Oct 14, 2016

5 little (or big) things that made The Empire Strikes Back one of the best ever movies and not just a great Star Wars movie

Gone with the Wind poster inspiration for Empire Strikes Back

5 little (or big) things that made The Empire Strikes Back one of the best ever movies

For many people, The Empire Strikes Back movie is not only the best Star Wars movie but one of the greatest movie sequels of all time.

While it didn’t win an Oscar for Best Movie like The Godfather Pt II did (it still won a couple!), we're pretty sure if you asked people to name the best film sequel of all time, people would name drop Empire just as much as the movie that bumped off poor Fredo.

We could go on and on about how the whole of Empire is the best thing since sliced bread but let’s take the time to look at some of the smaller, more nuanced things that went into this film that helped it become such a great movie.

Gone with the Wind

Gone with the Wind was one of the biggest films on movie history both in terms of production scale and box office reward. Some still say that when inflation is taken into account, it is the highest grossing film ever.

Star Wars is number 2 behind it and one of the reasons could well be the obvious inspiration that Lucas took from GWTW. Look at the relationship of Han Solo and Princess Leia, it features an archetype anti hero falling in love (perhaps somewhat unwillingly) with a beautifully strong woman.

This is the exact same scenario that occurred in GWTW. Lucas knew it too and so he even agreed to have the now iconic Empire promotional poster (as above) to cast Leia and Han in the same romantic pose as Rhett Butler & Scarlett O'Hara took in GWTW. 

The posters are also very clever in that a 'bad thing' that happens in each film is obviously lurking in the back ground. For Empire, it's obviously the spectre of Vader and for GWTH, it's the great fire.


Star Wars’ place in history was cemented in place before Empire turned up but you could argue that the little green guy, Yoda turned things on its head.

This seemingly go-lucky goblin turned out to a be a Jedi Master who would train Luke to become a great Jedi of his own accord.

It was Yoda’s “Do or do not, there is no try” that spoke loudly to film viewers everywhere, helping cast Empire as one of the greatest films ever.

A key to the success of Yoda was the puppetry skills and voice talents of Frank Oz. The momentum of Empire actually lead to a campaign to get Oz nominated for an action Oscar, however they came to naught.

The legacy of Boba Fett

Boba Fett features in the film for like only three scenes and yet he spawned a legion of fans. In some circles he's considered more bad ass than Darth Vader.
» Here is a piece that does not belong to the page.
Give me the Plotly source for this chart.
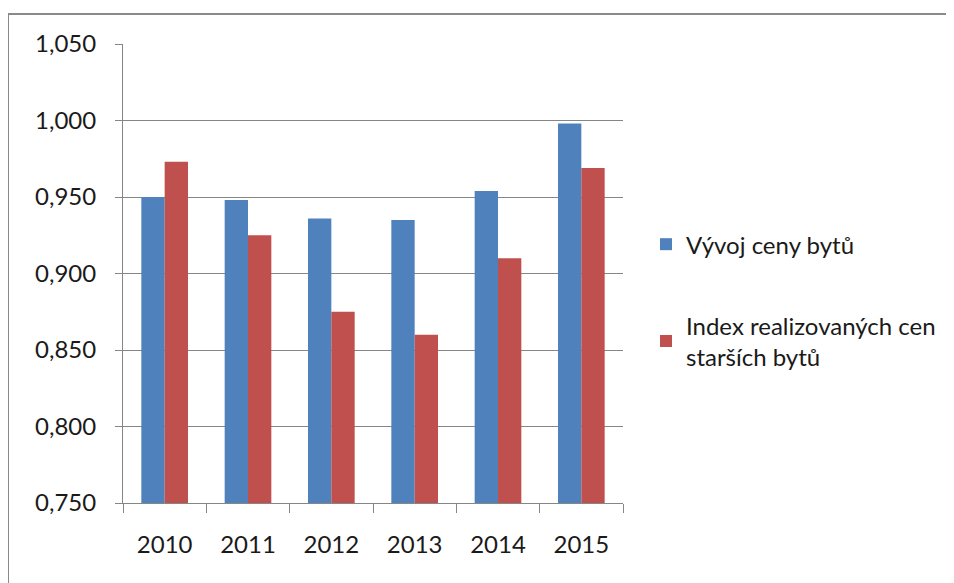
import plotly.graph_objects as go

years = ["2010", "2011", "2012", "2013", "2014", "2015"]
vyvoj_ceny = [0.950, 0.948, 0.936, 0.935, 0.954, 0.998]
index_starsich = [0.973, 0.925, 0.875, 0.860, 0.910, 0.969]
series_names = ["Vývoj ceny bytů", "Index realizovaných cen<br>starších bytů"]
y_ticks = [0.750, 0.800, 0.850, 0.900, 0.950, 1.000, 1.050]

FONT = "Lato"
GRID = "#868686"
TXT = "#1a1a1a"
FS = 24

# page body adds an 8px offset; plot area targeted at x 123-623, y 44-503
ML, MT, PW, PH = 115, 36, 500, 459
W, H = 946, 575

fig = go.Figure()
fig.add_trace(go.Bar(x=years, y=vyvoj_ceny, name=series_names[0],
                     marker=dict(color="#4F81BD", line=dict(width=0)),
                     legendgroup="a"))
fig.add_trace(go.Bar(x=years, y=index_starsich, name=series_names[1],
                     marker=dict(color="#C0504D", line=dict(width=0)),
                     legendgroup="b"))

fig.update_layout(
    width=W, height=H,
    margin=dict(l=ML, r=W - ML - PW, t=MT, b=H - MT - PH),
    paper_bgcolor="white", plot_bgcolor="white",
    barmode="group", bargap=0.44, bargroupgap=0,
    separators=", ",
    font=dict(family=FONT, size=FS, color=TXT),
    showlegend=True,
    legend=dict(x=1.046, xanchor="left", y=0.612, yanchor="top",
                font=dict(family=FONT, size=FS, color=TXT),
                tracegroupgap=47, bgcolor="rgba(0,0,0,0)"),
    xaxis=dict(showline=True, linecolor=GRID, linewidth=1,
               ticks="outside", ticklen=9, tickcolor=GRID,
               tickson="boundaries", showgrid=False,
               ticklabelstandoff=20,
               tickfont=dict(family=FONT, size=FS, color=TXT)),
    yaxis=dict(range=[0.750, 1.050], tickvals=y_ticks, tickformat=".3f",
               showline=True, linecolor=GRID, linewidth=1,
               ticks="outside", ticklen=7, tickcolor=GRID,
               showgrid=True, gridcolor=GRID, gridwidth=1,
               zeroline=False, ticklabelstandoff=14,
               tickfont=dict(family=FONT, size=FS, color=TXT)),
)

# outer chart frame (left edge x=8, top edge y=14 on the page)
fig.add_shape(type="rect", xref="paper", yref="paper",
              x0=(0 - ML) / PW, x1=(W + 40 - ML) / PW,
              y0=(MT + PH - H - 40) / PH, y1=(MT + PH - 6) / PH,
              line=dict(color="#8a8a8a", width=2), layer="below")

fig.write_html("out.html")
Ever since Vader warned him on the deck of the Executor that he wanted 'no more disintegration' fanboys have marveled over the character - so much so he turned up in Jedi and also featured prominently with his father Jango Fett in Attack of the Clones. 

I Know

Han Solo’s “I know” line in response to Leia’s declaration of her love for Han just as he's about to be frozen in carbonite has become one of the most iconic lines from the entire film franchise. W

omen love it because it's romantic and men love it because it's smart ass.
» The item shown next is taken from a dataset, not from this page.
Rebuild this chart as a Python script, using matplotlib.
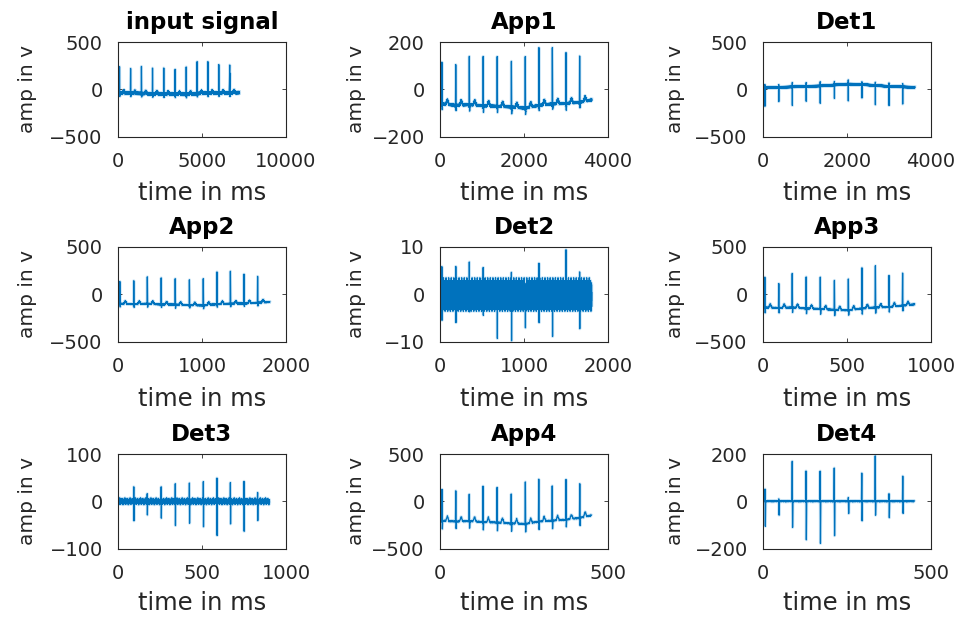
import numpy as np
import matplotlib
matplotlib.use("Agg")
import matplotlib.pyplot as plt

# ---------------- data ----------------
n_input = 7230                      # length of the input signal (samples)
beat_samples = [90, 750, 1395, 2055, 2725, 3400, 4060, 4710, 5350, 6000, 6650]

# approximation panels: R-peak (absolute) per beat, baseline per beat (+ end value)
input_peak = [232, 214, 250, 232, 232, 207, 232, 286, 286, 257, 250]
input_base = [-40, -42, -45, -48, -50, -52, -55, -45, -42, -40, -38, -35]
app1_peak = [117, 107, 136, 136, 136, 117, 136, 179, 179, 154, 143]
app1_base = [-62, -68, -65, -70, -72, -75, -80, -68, -62, -60, -55, -45]
app2_peak = [132, 139, 186, 168, 168, 150, 168, 232, 239, 211, 186]
app2_base = [-100, -105, -100, -108, -110, -115, -118, -105, -100, -98, -90, -82]
app3_peak = [186, 107, 214, 186, 186, 150, 157, 282, 304, 196, 229]
app3_base = [-140, -145, -140, -150, -155, -165, -170, -150, -140, -135, -120, -107]
app4_peak = [125, 118, 82, 154, 143, 75, 196, 225, 154, 236, 182]
app4_base = [-205, -215, -210, -220, -225, -235, -240, -215, -205, -195, -175, -150]

# S-wave dip and T-wave height (relative to baseline) per approximation panel
s_dip = {"input": -30, "app1": -25, "app2": -35, "app3": -55, "app4": -80}
t_amp = {"input": 25, "app1": 20, "app2": 30, "app3": 40, "app4": 50}

# detail panels
det1_pos = [40, 35, 40, 35, 40, 35, 40, 35, 40, 35, 40]
det1_neg = [-196, -154, -196, -154, -182, -136, -171, -146, -207, -196, -182]
det1_base = [15, 20, 25, 30, 35, 45, 55, 50, 40, 30, 25, 20]
det2_pos = [5.6, 4.2, 4.9, 3.5, 3.8, 5.6, 3.6, 5.6, 4.5, 8.7, 5.2]
det2_neg = [-8.4, -8.4, -7.2, -5.9, -7.2, -6.6, -5.9, -7.7, -6.3, -4.5, -4.9]
det3_pos = [8, 35, 17, 33, 35, 38, 40, 47, 35, 41, 21]
det3_neg = [-8, -45, -32, -43, -47, -43, -52, -68, -47, -58, -43]
det4_pos = [51, 13, 172, 126, 126, 140, 13, 116, 189, 34, 105]
det4_neg = [-103, -61, -113, -162, -176, -145, -50, -81, -57, -71, -50]

# fixed texture patterns (hand written) for the thick noisy look of the traces
jitter = [0.3, -0.8, 0.6, -0.2, 0.9, -0.6, 0.1, -1.0, 0.7, -0.4,
          0.5, -0.9, 0.2, -0.3, 1.0, -0.7, 0.4, -0.5, 0.8, -0.1]
jitter_rough = [0.4, -0.9, 0.7, -0.3, 1.0, -0.6, 0.2, -1.1, 0.8, -0.5,
                1.45, -0.8, 0.3, -0.4, 0.9, -1.35, 0.5, -0.6, 0.9, -0.2,
                0.6, -1.0, 0.1, -0.7, 1.2, -0.5, 0.4, -0.9, 0.7, -0.3, -1.5]

titles = ["input signal", "App1", "Det1", "App2", "Det2", "App3", "Det3", "App4", "Det4"]
xlims = [10000, 4000, 4000, 2000, 2000, 1000, 1000, 500, 500]
xtick_sets = [[0, 5000, 10000], [0, 2000, 4000], [0, 2000, 4000],
              [0, 1000, 2000], [0, 1000, 2000], [0, 500, 1000],
              [0, 500, 1000], [0, 500], [0, 500]]
ylims = [500, 200, 500, 500, 10, 500, 100, 500, 200]

# ---------------- build traces ----------------
def texture(n, amp, pattern=jitter):
    return amp * np.resize(np.array(pattern), n)


def approx(level, peak, base, key, jit):
    f = 2 ** level
    n = n_input // f
    x = np.arange(n)
    r = [int(round(b / f)) for b in beat_samples]
    sig = np.interp(x, r + [n - 1], base)
    qrs = [-24, -12, 0, 14, 30]
    tw = [180, 260, 340]
    for i, ri in enumerate(r):
        offs = [int(np.sign(o) * max(1, round(abs(o) / f))) if o != 0 else 0 for o in qrs]
        offs += [int(round(o / f)) for o in tw]
        rel = [0, -10, peak[i] - base[i], s_dip[key], 0, 0, t_amp[key], 0]
        pos = [ri + o for o in offs]
        sig = sig + np.interp(x, pos, rel, left=0, right=0)
    return x, sig + texture(n, jit)


def detail(level, pos_v, neg_v, base, gap, jit, pattern=jitter):
    f = 2 ** level
    n = n_input // f
    x = np.arange(n)
    r = [int(round(b / f)) for b in beat_samples]
    if base is None:
        sig = np.zeros(n)
    else:
        sig = np.interp(x, r + [n - 1], base)
    for i, ri in enumerate(r):
        pts = [ri - 1, ri, ri + gap, ri + gap + 1]
        rel = [0, pos_v[i], neg_v[i], 0]
        sig = sig + np.interp(x, pts, rel, left=0, right=0)
    return x, sig + texture(n, jit, pattern)


traces = [
    approx(0, input_peak, input_base, "input", 12),
    approx(1, app1_peak, app1_base, "app1", 4),
    detail(1, det1_pos, det1_neg, det1_base, 1, 8),
    approx(2, app2_peak, app2_base, "app2", 5),
    detail(2, det2_pos, det2_neg, None, 2, 2.4, jitter_rough),
    approx(3, app3_peak, app3_base, "app3", 6),
    detail(3, det3_pos, det3_neg, None, 1, 5, jitter_rough),
    approx(4, app4_peak, app4_base, "app4", 8),
    detail(4, det4_pos, det4_neg, None, 1, 3),
]

# ---------------- figure ----------------
W, H = 966, 622
fig = plt.figure(figsize=(W / 100, H / 100), dpi=100)
fig.patch.set_facecolor("white")
col_left = [118, 440, 763]
row_top = [42, 247, 454]
ax_w, ax_h = 168, 94.5
ylab_off = [-81, -74, -78]
xlab_off = [45, 45, 42]
line_c = "#0072BD"
dark = "#262626"

for k in range(9):
    r, c = divmod(k, 3)
    l, t = col_left[c], row_top[r]
    ax = fig.add_axes([l / W, 1 - (t + ax_h) / H, ax_w / W, ax_h / H])
    x, y = traces[k]
    ax.plot(x, y, color="#9fd0f0", lw=2.2, alpha=0.55, zorder=1)
    ax.plot(x, y, color=line_c, lw=0.9, zorder=2)
    ax.set_xlim(0, xlims[k])
    ax.set_ylim(-ylims[k], ylims[k])
    ax.set_xticks(xtick_sets[k])
    ax.set_yticks([-ylims[k], 0, ylims[k]])
    ax.tick_params(direction="in", length=3, width=0.6, top=True, right=True,
                   labelsize=14, colors=dark, pad=11)
    for s in ax.spines.values():
        s.set_color(dark)
        s.set_linewidth(0.8)
    ax.set_title(titles[k], fontsize=16.5, fontweight="bold", pad=9.5, color="black")
    ax.set_xlabel("time in ms", fontsize=17.5, color=dark)
    ax.set_ylabel("amp in v", fontsize=14.5, color=dark)
    ax.xaxis.set_label_coords(0.5, -xlab_off[r] / ax_h)
    ax.yaxis.set_label_coords(ylab_off[c] / ax_w, 0.5)

fig.savefig("out.png", dpi=100, facecolor="white")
While the line is often described as being ad-libbed by Harrison Ford, he didn't simply make it up as he was going along. It was a suggestion that came out of rehearsals and not the scripted line of "I'll be back".

That big twist which we are still talking about 20 years later

Vader’s confession to Luke that he was his father in The Empire Strikes Back is considered by many movie fans to be the best plot twist in a movie.


The A New Hope film clearly intended that Vader and Anakin Skywalker were different people - please recall Obi Wan’s expository scene with Luke which explained how Vader was seduced by the Dark Side and killed Luke’s father.

So it was a great move to introduce the best bad guy ever as the father of the hero.

Why is this film so popular?

It’s a dark tale that has no real ending but it did feature one of the greatest movie twists at it's highest point.

If you weren't around back on the day, it was a big a plot twist as Bruce Willis’ character was actually a ghost in The Sixth Sense or that in the Planet of the Apes, they had been on Earth the whole time.

Consider the Sixth Sense – would it have been any good if Bruce Willis was actually alive and the film had a slightly different ending?


If the twist had not of been in Empire, one could argue the movie would have merely been classed a good movie, rather than being great. 

One should bear the time when the movie came out with this point – many movies now try to come up with the key plot twist. Now-a-days such a twist may seem cool but not amazing – it certainly was back in the day.